Your objective ▸ Work out how many lines in the listing below include the word "script". Give nothing but the number.

(Plotting code records)
»»
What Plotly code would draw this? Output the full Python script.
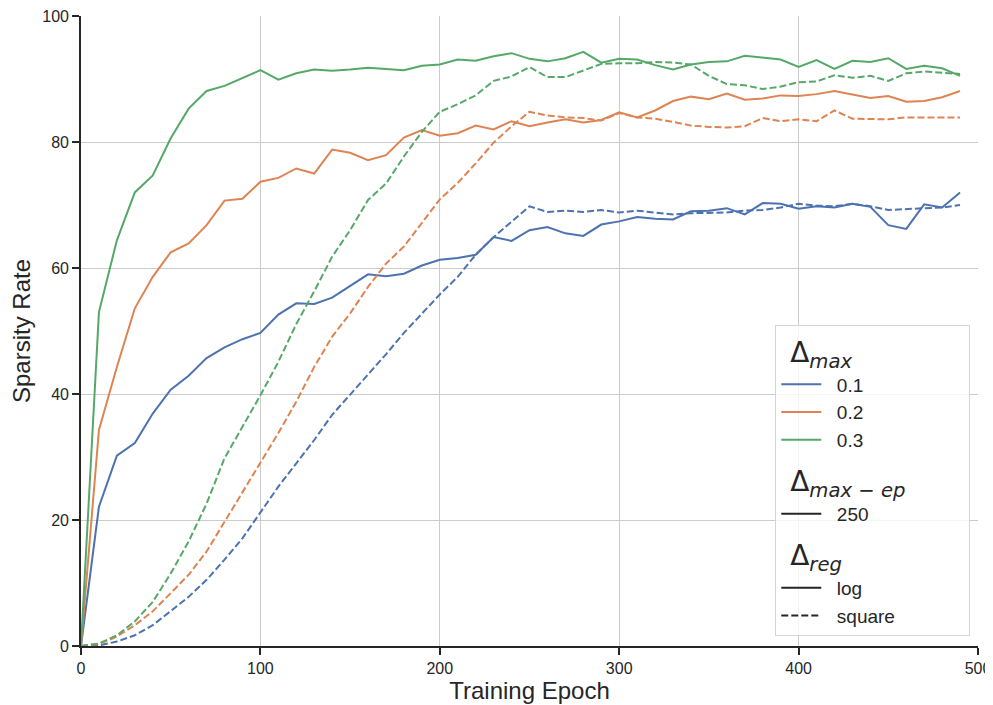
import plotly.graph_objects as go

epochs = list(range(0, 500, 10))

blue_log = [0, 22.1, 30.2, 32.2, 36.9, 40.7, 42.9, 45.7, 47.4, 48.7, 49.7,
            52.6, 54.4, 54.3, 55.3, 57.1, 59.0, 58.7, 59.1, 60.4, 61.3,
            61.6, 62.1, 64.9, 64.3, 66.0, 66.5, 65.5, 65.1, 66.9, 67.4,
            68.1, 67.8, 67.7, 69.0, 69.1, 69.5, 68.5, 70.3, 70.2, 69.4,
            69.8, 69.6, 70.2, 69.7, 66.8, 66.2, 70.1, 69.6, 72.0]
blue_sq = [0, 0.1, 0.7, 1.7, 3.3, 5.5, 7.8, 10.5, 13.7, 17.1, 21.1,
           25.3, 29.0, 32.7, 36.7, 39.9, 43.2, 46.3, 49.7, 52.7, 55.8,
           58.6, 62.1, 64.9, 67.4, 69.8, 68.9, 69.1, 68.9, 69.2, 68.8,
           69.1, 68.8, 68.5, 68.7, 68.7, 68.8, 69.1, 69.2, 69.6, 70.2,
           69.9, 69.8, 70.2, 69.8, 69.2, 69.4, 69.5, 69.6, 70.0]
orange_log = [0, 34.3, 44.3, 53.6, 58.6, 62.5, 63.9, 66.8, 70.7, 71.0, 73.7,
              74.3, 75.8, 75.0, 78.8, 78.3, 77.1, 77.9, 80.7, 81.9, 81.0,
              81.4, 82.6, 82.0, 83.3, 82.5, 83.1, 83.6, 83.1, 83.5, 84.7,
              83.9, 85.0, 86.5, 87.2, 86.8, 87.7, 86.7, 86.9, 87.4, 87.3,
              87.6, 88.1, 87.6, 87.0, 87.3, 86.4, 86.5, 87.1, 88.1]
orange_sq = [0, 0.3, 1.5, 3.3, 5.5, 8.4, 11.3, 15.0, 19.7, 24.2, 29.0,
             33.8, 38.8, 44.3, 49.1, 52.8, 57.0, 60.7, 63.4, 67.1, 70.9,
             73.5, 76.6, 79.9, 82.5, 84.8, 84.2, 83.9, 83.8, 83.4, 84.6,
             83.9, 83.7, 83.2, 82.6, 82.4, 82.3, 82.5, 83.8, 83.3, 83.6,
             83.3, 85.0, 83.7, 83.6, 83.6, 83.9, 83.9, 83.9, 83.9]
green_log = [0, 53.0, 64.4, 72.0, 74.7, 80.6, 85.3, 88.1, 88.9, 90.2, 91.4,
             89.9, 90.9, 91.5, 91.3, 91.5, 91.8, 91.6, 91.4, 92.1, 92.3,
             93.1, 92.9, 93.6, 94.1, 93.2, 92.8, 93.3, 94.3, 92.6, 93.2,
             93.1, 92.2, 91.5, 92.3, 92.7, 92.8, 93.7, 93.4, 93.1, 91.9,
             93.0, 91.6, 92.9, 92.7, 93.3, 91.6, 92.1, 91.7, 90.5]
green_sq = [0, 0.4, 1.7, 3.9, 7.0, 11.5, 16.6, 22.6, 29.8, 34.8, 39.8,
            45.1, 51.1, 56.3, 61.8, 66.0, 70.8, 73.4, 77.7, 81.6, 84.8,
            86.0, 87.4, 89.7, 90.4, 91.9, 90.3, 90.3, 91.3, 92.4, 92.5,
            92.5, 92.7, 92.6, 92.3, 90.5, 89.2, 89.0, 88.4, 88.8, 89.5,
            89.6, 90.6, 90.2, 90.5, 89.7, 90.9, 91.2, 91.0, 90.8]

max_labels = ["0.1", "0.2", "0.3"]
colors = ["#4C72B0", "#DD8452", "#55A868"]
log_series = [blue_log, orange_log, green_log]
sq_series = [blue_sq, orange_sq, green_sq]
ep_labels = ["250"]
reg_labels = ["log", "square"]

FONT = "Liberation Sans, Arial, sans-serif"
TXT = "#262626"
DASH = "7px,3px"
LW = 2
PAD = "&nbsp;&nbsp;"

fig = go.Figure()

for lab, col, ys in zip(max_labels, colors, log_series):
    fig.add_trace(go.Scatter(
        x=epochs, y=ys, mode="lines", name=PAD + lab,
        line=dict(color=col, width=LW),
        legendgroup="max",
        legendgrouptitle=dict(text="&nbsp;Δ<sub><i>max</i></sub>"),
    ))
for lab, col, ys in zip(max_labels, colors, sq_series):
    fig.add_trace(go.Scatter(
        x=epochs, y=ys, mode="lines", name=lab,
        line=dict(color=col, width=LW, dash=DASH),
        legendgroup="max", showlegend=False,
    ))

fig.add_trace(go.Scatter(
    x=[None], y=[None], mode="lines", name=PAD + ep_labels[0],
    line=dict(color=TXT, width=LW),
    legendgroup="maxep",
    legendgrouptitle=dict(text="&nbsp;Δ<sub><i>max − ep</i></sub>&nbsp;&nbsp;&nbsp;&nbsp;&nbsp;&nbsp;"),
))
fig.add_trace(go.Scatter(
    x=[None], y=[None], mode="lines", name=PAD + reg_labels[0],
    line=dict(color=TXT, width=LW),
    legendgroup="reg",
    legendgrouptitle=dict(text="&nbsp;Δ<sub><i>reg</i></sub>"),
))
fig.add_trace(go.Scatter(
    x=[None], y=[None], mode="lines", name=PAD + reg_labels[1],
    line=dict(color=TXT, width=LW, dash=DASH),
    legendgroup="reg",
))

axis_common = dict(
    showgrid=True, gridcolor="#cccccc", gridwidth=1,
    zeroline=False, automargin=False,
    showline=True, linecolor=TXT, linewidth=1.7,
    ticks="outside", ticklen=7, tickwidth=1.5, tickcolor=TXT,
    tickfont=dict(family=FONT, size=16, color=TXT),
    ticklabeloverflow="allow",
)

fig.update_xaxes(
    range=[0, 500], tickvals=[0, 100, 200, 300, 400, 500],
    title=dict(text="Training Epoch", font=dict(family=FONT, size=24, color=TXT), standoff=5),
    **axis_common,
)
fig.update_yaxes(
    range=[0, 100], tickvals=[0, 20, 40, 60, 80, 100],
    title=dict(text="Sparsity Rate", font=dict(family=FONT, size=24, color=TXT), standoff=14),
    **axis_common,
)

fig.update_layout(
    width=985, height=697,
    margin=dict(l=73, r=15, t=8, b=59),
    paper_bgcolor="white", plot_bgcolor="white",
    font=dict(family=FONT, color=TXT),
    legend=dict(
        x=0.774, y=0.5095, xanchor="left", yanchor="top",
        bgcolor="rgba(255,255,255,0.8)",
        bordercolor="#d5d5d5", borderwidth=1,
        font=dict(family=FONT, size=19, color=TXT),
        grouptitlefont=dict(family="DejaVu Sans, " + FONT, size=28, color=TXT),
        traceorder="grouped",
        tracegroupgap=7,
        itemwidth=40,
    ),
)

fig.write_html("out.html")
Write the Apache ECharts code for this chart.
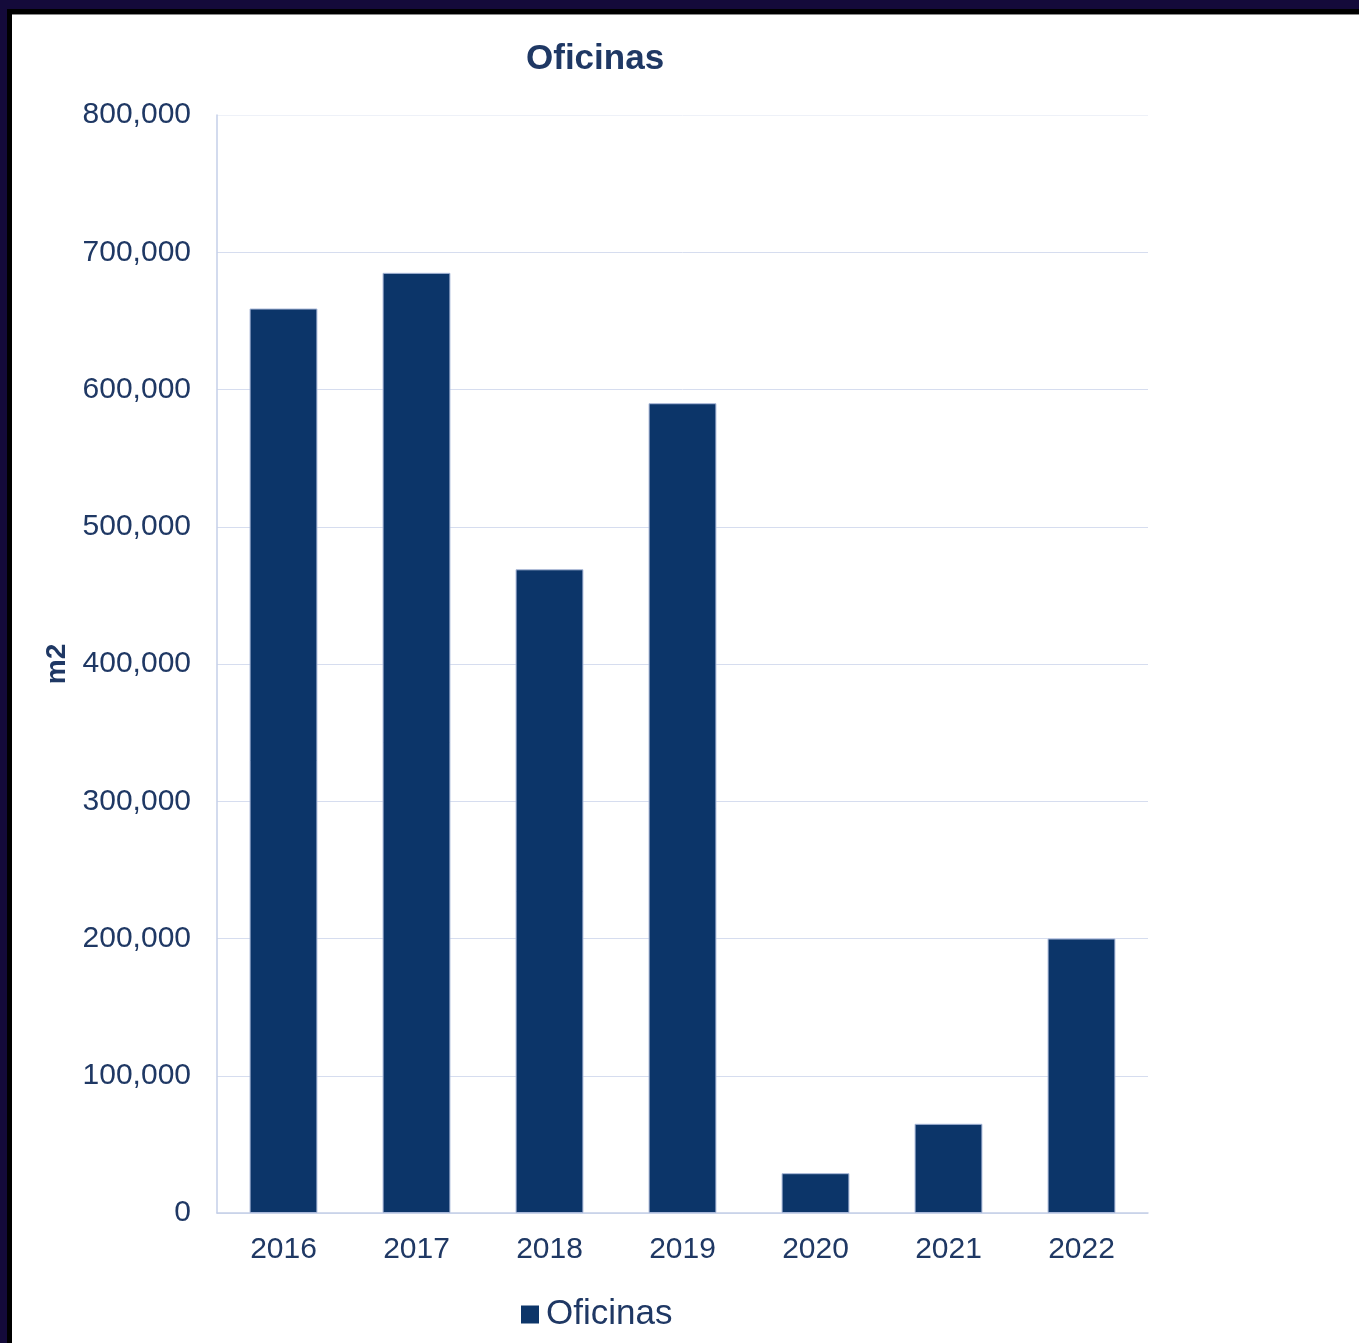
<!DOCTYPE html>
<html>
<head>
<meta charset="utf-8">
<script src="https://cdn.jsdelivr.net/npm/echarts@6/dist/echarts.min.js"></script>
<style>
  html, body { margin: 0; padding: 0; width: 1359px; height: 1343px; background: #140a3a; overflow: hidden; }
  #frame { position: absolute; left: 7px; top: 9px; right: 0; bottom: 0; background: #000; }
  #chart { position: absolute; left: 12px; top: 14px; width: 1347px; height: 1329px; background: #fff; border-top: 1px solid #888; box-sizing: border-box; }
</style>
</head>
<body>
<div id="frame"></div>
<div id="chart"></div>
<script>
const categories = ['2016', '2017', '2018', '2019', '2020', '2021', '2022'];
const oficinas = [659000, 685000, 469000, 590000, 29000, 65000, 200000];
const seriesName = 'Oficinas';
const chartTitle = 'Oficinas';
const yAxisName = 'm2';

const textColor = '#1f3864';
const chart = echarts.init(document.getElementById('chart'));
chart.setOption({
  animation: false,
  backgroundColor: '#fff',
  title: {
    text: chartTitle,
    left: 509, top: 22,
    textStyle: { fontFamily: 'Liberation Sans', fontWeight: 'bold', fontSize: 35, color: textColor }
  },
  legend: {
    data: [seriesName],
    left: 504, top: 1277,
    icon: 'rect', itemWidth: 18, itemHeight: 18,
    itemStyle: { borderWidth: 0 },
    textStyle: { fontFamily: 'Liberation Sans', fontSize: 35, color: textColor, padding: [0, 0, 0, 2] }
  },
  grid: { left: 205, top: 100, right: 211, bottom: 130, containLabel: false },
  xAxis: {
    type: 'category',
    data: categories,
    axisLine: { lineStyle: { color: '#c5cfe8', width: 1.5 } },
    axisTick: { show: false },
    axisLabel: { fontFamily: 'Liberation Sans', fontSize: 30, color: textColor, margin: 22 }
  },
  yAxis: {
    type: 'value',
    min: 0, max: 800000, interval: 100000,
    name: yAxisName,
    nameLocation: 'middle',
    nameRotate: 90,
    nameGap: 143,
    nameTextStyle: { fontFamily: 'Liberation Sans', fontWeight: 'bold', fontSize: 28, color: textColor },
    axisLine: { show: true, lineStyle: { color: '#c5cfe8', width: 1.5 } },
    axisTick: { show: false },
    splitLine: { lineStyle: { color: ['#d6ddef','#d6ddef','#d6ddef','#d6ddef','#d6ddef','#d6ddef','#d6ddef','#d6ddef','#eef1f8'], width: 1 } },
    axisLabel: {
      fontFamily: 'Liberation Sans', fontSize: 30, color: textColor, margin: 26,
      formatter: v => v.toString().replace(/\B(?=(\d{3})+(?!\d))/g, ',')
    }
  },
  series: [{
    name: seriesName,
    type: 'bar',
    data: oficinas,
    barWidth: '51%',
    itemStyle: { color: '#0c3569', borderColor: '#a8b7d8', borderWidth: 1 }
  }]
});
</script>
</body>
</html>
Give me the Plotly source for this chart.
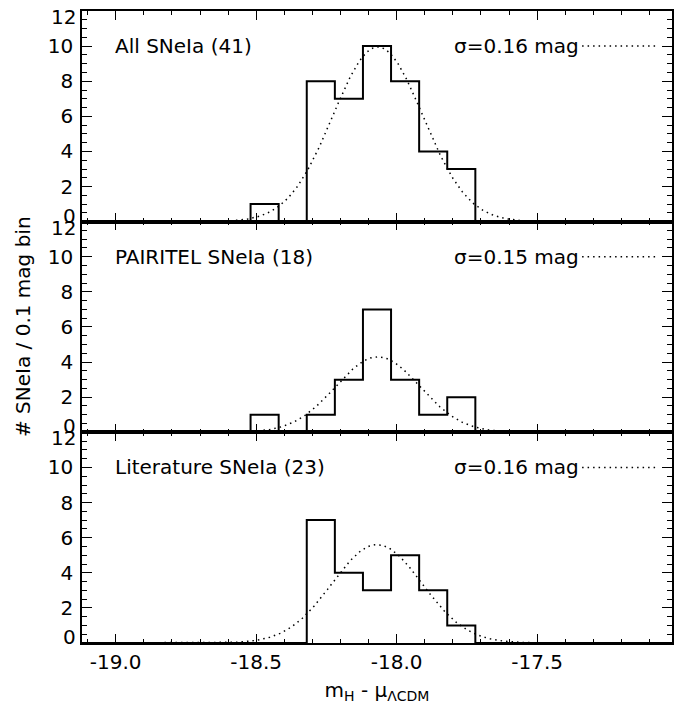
««
Exercise answer ▸ 4